The next option is filing an administrative appeal. If the total amount of additional tax and penalties for the period in question is $25,000 or less, you can make a small case request, which is a simplified process. If the proposed change exceeds $25,000, you need to file a formal written protest laying out the facts, the law you’re relying on, and why you believe the IRS position is incorrect.
If you can’t reach a settlement through the appeals process, you can take your case to court. The U.S. Tax Court is the most common choice because it lets you dispute the tax before paying it. You typically have 90 days from the date the IRS mails its final notice of deficiency to file a petition (150 days if the notice is sent to an address outside the United States). You can also sue for a refund in U.S. District Court or the U.S. Court of Federal Claims, but those routes require you to pay the disputed amount first and then seek to get it back.

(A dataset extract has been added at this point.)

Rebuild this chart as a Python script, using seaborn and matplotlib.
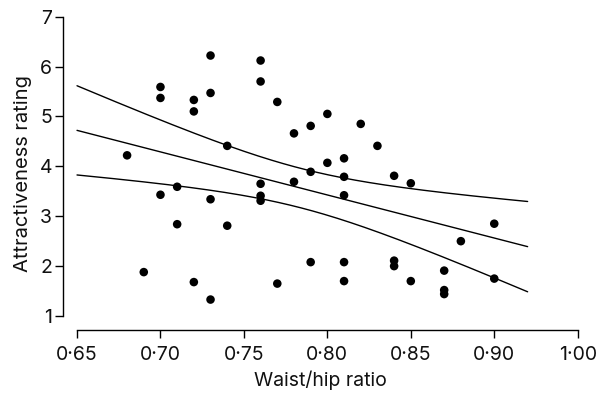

What Records to Keep and for How Long
The single best thing you can do to prepare for a potential audit is keep organized records. The IRS generally has three years from the date you filed your return to initiate an audit, though that extends to six years if the IRS suspects you underreported income by more than 25%, and there’s no time limit for fraudulent returns or returns that were never filed.
At a minimum, hold onto W-2s, 1099s, bank and brokerage statements, receipts for deductions you claimed, records of estimated tax payments, and closing documents for any real estate transactions. For business owners, that also means profit-and-loss statements, expense receipts, asset purchase records, and payroll documentation. Digital copies are fine as long as they’re legible and organized in a way that lets you find what you need quickly.
If the IRS asks for a document you don’t have, that’s not automatically a disaster, but it does shift the burden to you to prove the deduction or credit through other means. Having clean records from the start turns most audits into a paperwork exercise rather than a stressful negotiation.